I'm sure some here would echo those sentiments.
Heck, there are some who are so caught up in the "underage drinking is the devil" mantra that they think parents allowing their teenage children to drink alcohol under their direct supervision is a crime.
Love Dennis Prager.
If you would rather your child cheat than smoke, Dennis Prager asks that you "ponder these questions: Would you rather your business partner smoke or cheat? Your lawyer? Your friends? Would you feel better if your doctor cheated on medical exams or smoked?"
For your ping lists, proof that morality has given way to socialism as the new mantra for many, thus becoming their religeon.
Why do you ask a question when both answers are no. Stupid polls are never needed and prove nothing.
It's a world gone mad that even needs this question posed, eh?

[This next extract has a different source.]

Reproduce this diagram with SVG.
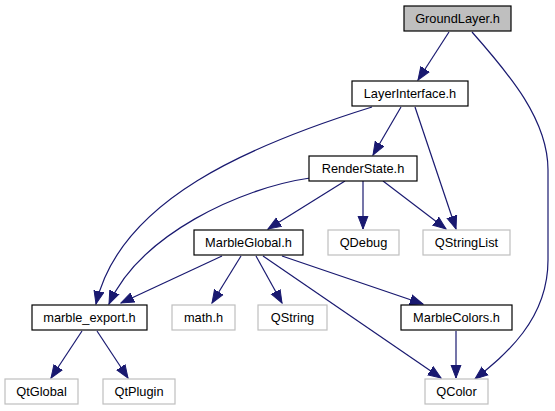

Either will get them in big trouble. My kids have been taught not to lie and warned smoking is unhealthy. That said, lying is a sin, and smoking is temporary stupidity. You can quit smoking, but a lie will always be a lie.
While the new religion of health enables many people in our society to gain a sense of moral worthiness, it also provides a valuable means of censuring deviants - those new outcasts in a world where the concept of 'zero tolerance' has somehow become a 'good thing'. (The currency of this term alone, in my view, is sufficient to illustrate the extent to which we have lost the moral plot.) People who are unwilling to succumb to what the late Petr Skrabanek (a renegade Czech medic) described as 'Coercive Healthism' - those among us with 'bad habits' - are the new outcasts in this increasingly fearful and intolerant world. It is, in the words of the East London GP Michael Fitzpatrick, the Tyranny of Health which now surrounds us.
Or, "Would you rather your child sodomized another child of the same sex, or cheated on a test?"
I find myself laughing for some reason. I would think you could go even farther with this, and ask if you would rather they smoke or murder someone!